In the situation we are constrained to rule that there was substantial evidence to support the verdict.

[5] Defendant complains on the admission in evidence of a letter concerning plaintiff's claim when pending before the defendant commission. The letter was written April 10, 1936, by T.H. Cutler, then chief engineer of the Commission, and was written to Hon. Louis V. Stigall, its chief counsel then and now. A copy was sent to plaintiff. The first paragraph of the letter stated that the claim was "based on alleged failure to furnish qualified workers." Then the letter continues:

"I think this is true. I believe, however, that there is a natural implication that the employment agencies would cooperate with the contractor to see that he gets satisfactory men without delay, or make a waiver that the men are unavailable.

"In Mr. Hancock's case, the county employment agency, which was the authority at that time, was not disposed to so cooperate and insisted upon the contractor trying out everyone in the county who was unemployed before they would admit that they did not have the qualified workers.

"When so many counties are cooperating, the contractor would naturally expect cooperation and I do not believe he had a fair deal for that reason. It was because of this lack of cooperation by several counties, that the National Employment Service later organized the counties into districts and put competent men in charge. From these districts we have had very little trouble."
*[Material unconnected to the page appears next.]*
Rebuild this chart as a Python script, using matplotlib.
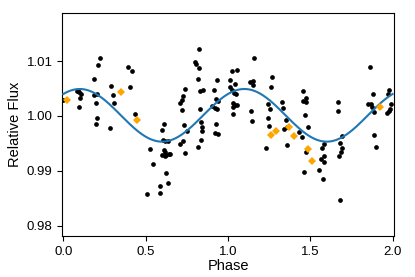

Objection was made that the letter was a confidential communication to counsel; that the chief engineer was not present and, therefore, *Page 953 there was no chance to cross-examine; and that the statements of the chief engineer were hearsay and conclusions.

That a copy was sent to plaintiff eliminates the first ground. The contract provided that "the work shall be done under the direct supervision and to the complete satisfaction of the chief engineer of the commission." There is nothing to show the source of information by the chief engineer on the subject about which he wrote. That what he said smacks of conclusions will be conceded, but so does most all the evidence for both plaintiff and defendant on the question of qualified workmen. Examples: Plaintiff's witness, Oliver McNamee, an experienced contractor in similar work and who did some work on the Franklin County project for plaintiff, testified:

"I don't think the laborers furnished by Franklin County and used by me on Little Boeuf and St. Johns were qualified men for that type of work. By qualified I mean a man that you could tell to do something, and he would do the right thing at the right time."

Defendant's witness, J.W. Sheets, was assistant project engineer of defendant commission, and was "on the Franklin County job from the start to the finish," except two weeks off due to sickness. On the question as to the qualification of the men who worked on the job, Sheets testified: "As to whether they were qualified to do this work, I would say they were average men that would be found on any bridge job of that type and kind. I have been on jobs where the contractor is not restricted in the selection of his labor and on jobs where he is restricted, and I would say these men compared with the average on either the restricted or unrestricted jobs. I would say that the unskilled labor on this job was the average, or a little above the average."

Where a law case is tried without a jury, "the presumption is that the court, in weighing the evidence, was governed by correct rules of law. Hence it is held that the same rules of strictness are not enforced on appeals, where the trial was by the court." [Security State Bank v. Dent County, 345 Mo. 1050,137 S.W.2d 960, l.c. 964, and cases there cited. See also Sec. 1228, R.S. 1939, 2 Ann. Stat., sec. 1062, p. 1352.]

The judgment should be affirmed and it is so ordered. Hyde and Dalton, CC., concur.